"On the Web, people have the attention span of a lit match," said Tim Ash, co-founder, president and CEO of SiteTuners, a conversion rate optimization firm. "That's why your landing page needs to be focused and Zen-like, so the call to action immediately rises to the top."
Ash spoke in a session about landing page do's and don'ts at the recent Online Marketing Summit 2012 in San Diego. In the session, audience members offered up the URLs of their own pages for Ash's critique. We culled the following 10 tips from Ash's advice to the audience.
But first, some quick background about landing pages. A landing page is a Web page designed to promote or sell a product or a service, or to provide a navigational path to products or services. Often, the page is linked to from a direct marketing email or a pay-per-click ad relevant to the landing page's topic.
For instance, a Google AdWords ad that promotes automobile repair services would be linked to a stand-alone Web page describing the advertising repair shop's services in detail. A landing page's goal is usually to convert a visitor into a sales lead or customer.
Top 10 tips to Create Effective Landing Pages
1. Be clear about what you want visitors to do.
Too often, said Ash, landing pages lack focus, offer distracting elements, or don't quickly convey to the visitor what you want them to do, whether it's to call for more information, buy now, or delve deeper into the site. A successful landing page is hyper-focused, and its call to action is compelling and unmistakable.
2. Make sure your landing page loads quickly and provides relevant content.
When determining how to rank a page for a relevant keyword search, Google's algorithms take many factors into account -- including slow page-load times and high bounce rates. If your landing page takes too long to load (because it's loaded with Flash or other animations), odds are the page will not rank as highly in Google as another page might, Ash said.
Also, if the landing page's content doesn't follow up on the promise of an ad or other content that brought the visitor to the page, that visitor will quickly click away, which raises the page's bounce rate. (Bounce rate refers to the percentage of visitors who enter a website and then leave without viewing other pages on the site.)
3. Avoid rotating ad banners.
A rotating ad banner on a landing page indicates that "you've abdicated your editorial responsibility," Ash said. Too often, you give the landing page visitor multiple messages, which cause confusion and obfuscates your call to action. For example, a landing page's goal may be to offer navigation to help visitors dig deeper into the site. But, said Ash, "how am I going to do that with a big rotating banner ad distracting me?"
It's better to stick with one image that's clear and compelling -- and that supports the call to action. What's more, rotating ads are essentially animations that can "drag down your page's load time," which can adversely impact its Google search result ranking.
4. Don't distract visitors with photos of people.

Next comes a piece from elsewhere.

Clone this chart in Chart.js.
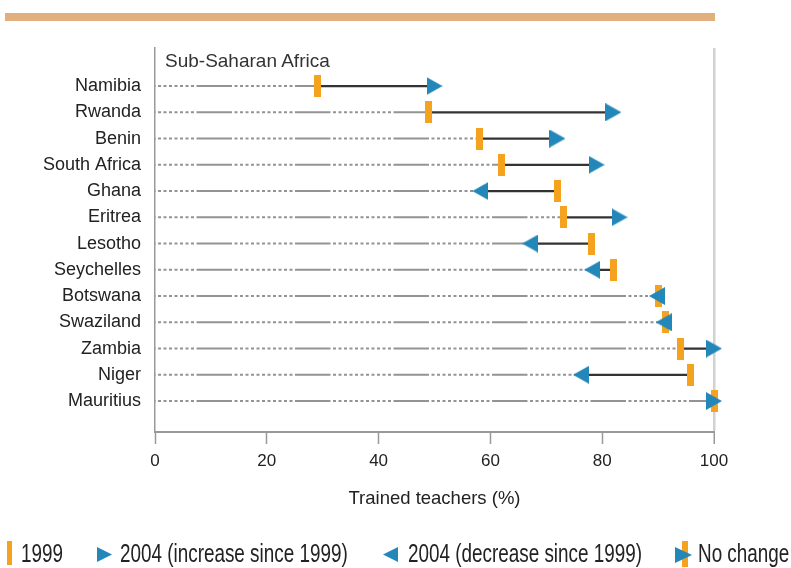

"It's dangerous to have pictures of people, because visitors look at them and don't read the headline," Ash said. Given website visitors' short attention spans, do you really want them focused on people instead of something more important (like your call to action)?
5. Make images relevant.
Does the image (or images) on your landing page directly support the important conversion actions you want visitors to take? If the answer is no, get rid of the photos, Ash said. A pretty picture that conveys nothing about your business or the call to action is, at best, wasted space and, at worst, a lost opportunity to convert a prospect.